With all pictures omitted, return verbatim the lines from the beginning of the records below through the line containing "plt.rcParams['font.family'] = ['Liberation".

#### Records for the task
*-*-*
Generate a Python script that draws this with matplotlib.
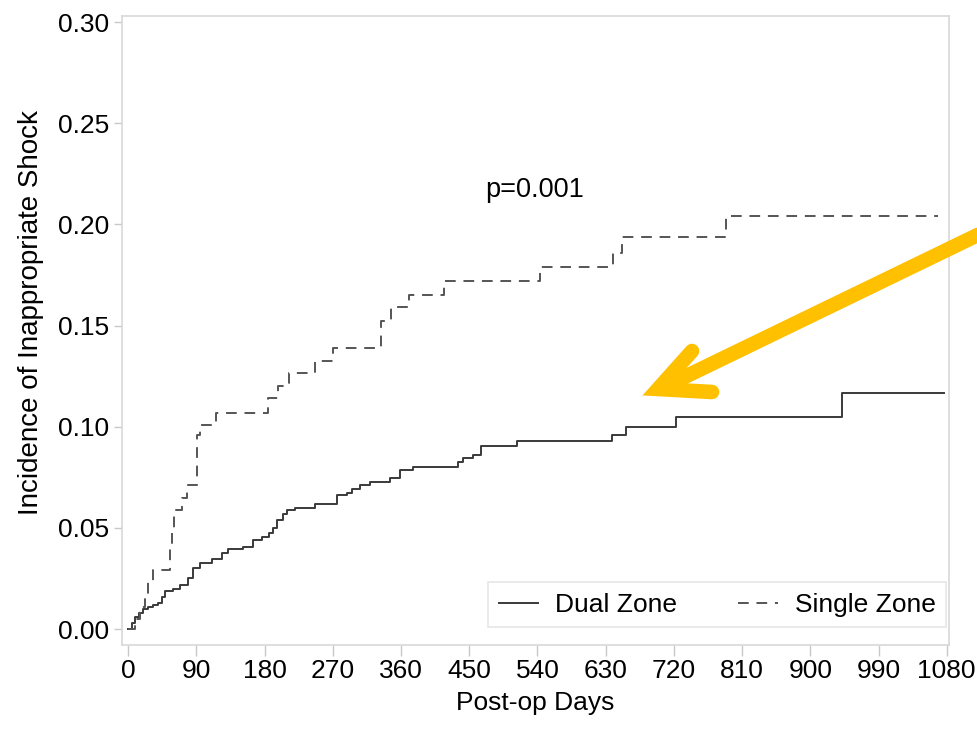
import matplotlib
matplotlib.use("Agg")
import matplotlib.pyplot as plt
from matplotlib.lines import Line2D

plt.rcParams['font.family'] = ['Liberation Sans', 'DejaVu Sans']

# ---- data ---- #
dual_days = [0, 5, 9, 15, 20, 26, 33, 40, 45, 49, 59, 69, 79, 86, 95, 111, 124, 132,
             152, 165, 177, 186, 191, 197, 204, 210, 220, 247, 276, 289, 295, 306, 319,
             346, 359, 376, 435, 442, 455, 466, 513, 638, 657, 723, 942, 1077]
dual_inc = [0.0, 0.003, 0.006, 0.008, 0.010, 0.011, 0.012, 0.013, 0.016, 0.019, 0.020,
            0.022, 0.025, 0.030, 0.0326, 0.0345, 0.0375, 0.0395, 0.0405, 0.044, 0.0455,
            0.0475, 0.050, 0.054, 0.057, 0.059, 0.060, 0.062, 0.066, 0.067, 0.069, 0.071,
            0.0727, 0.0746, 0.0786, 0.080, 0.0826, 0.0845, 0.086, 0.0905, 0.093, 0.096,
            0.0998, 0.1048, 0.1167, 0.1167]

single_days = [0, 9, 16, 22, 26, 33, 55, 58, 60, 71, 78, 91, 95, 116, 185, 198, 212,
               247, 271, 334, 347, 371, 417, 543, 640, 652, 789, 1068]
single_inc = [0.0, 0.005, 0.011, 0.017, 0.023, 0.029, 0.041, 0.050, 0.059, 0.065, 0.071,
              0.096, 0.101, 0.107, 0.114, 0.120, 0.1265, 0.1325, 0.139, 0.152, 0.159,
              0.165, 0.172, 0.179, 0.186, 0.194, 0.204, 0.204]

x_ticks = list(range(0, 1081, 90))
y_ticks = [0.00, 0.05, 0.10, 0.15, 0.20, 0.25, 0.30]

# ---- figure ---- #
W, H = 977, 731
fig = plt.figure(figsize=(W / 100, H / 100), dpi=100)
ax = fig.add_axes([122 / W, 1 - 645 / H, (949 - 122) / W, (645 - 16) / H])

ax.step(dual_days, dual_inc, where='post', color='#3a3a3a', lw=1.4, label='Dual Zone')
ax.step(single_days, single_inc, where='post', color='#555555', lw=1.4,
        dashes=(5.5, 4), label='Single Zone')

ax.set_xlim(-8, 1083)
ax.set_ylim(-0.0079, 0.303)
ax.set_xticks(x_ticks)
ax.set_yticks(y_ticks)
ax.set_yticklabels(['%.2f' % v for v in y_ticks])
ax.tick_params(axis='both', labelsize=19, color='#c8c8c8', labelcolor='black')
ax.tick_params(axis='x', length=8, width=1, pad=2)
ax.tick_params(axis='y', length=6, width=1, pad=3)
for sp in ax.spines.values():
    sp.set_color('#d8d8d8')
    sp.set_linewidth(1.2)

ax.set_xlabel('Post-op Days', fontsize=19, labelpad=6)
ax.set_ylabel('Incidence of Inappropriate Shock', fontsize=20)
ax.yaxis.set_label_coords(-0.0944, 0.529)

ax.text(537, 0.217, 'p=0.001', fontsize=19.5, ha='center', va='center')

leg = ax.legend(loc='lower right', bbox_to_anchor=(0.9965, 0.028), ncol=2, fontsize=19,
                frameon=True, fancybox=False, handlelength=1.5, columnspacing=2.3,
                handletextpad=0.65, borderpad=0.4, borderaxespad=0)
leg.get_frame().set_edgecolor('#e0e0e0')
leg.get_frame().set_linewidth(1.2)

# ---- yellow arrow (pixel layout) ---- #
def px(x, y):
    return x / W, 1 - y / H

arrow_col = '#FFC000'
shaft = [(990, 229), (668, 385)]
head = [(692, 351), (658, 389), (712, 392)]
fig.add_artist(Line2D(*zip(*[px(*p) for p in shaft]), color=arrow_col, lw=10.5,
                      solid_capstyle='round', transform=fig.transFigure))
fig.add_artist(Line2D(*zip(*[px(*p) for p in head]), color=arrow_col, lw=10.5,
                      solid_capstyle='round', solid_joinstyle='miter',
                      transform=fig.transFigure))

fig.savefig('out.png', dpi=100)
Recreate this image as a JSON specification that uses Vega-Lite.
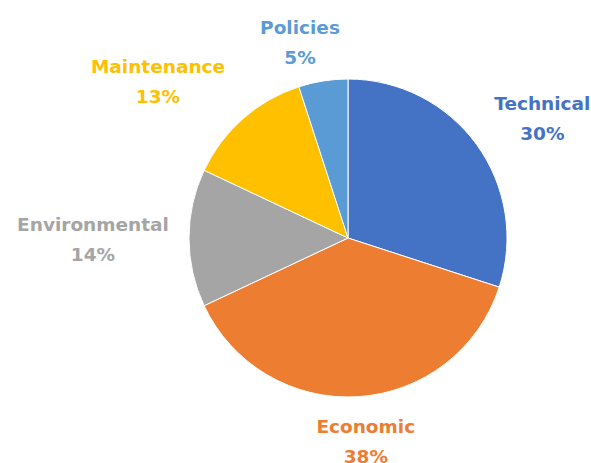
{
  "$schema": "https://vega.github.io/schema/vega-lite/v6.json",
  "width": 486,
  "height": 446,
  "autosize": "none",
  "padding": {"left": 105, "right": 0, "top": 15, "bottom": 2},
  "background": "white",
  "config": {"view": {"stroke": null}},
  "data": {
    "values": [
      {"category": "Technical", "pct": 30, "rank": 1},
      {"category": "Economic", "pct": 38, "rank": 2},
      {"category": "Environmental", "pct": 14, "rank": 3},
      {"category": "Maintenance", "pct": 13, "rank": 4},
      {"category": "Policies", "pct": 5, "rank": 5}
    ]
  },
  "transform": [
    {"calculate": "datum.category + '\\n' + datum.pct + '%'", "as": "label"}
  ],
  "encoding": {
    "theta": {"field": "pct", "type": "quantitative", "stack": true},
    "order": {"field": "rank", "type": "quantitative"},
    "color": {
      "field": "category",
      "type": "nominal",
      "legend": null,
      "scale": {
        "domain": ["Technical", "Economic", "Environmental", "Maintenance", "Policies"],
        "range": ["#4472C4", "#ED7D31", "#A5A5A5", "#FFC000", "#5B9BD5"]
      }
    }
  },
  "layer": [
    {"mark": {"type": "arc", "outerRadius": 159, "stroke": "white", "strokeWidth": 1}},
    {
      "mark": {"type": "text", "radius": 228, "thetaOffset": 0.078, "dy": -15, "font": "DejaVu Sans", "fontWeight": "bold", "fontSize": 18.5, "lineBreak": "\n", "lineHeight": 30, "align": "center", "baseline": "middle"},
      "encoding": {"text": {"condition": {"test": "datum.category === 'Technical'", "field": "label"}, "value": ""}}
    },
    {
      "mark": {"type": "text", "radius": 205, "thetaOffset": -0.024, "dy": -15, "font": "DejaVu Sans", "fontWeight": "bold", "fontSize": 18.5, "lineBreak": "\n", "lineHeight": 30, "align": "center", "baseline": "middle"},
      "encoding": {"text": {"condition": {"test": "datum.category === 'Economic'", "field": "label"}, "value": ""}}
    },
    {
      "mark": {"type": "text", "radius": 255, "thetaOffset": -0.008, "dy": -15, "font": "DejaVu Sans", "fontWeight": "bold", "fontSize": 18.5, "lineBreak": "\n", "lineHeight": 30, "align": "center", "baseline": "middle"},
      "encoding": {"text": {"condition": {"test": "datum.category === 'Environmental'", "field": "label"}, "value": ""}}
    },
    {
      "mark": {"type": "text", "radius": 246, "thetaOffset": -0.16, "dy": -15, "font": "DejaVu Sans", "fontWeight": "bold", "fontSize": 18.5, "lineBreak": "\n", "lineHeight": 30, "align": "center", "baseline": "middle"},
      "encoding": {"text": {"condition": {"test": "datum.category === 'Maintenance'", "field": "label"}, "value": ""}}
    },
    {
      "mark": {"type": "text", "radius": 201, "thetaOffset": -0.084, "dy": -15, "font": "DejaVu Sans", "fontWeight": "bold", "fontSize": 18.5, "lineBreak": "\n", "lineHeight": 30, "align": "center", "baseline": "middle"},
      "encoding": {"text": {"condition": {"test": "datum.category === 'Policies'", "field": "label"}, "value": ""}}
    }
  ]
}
*-*-*
#### Exercise response
Generate a Python script that draws this with matplotlib.
import matplotlib
matplotlib.use("Agg")
import matplotlib.pyplot as plt
from matplotlib.lines import Line2D

plt.rcParams['font.family'] = ['Liberation Sans', 'DejaVu Sans']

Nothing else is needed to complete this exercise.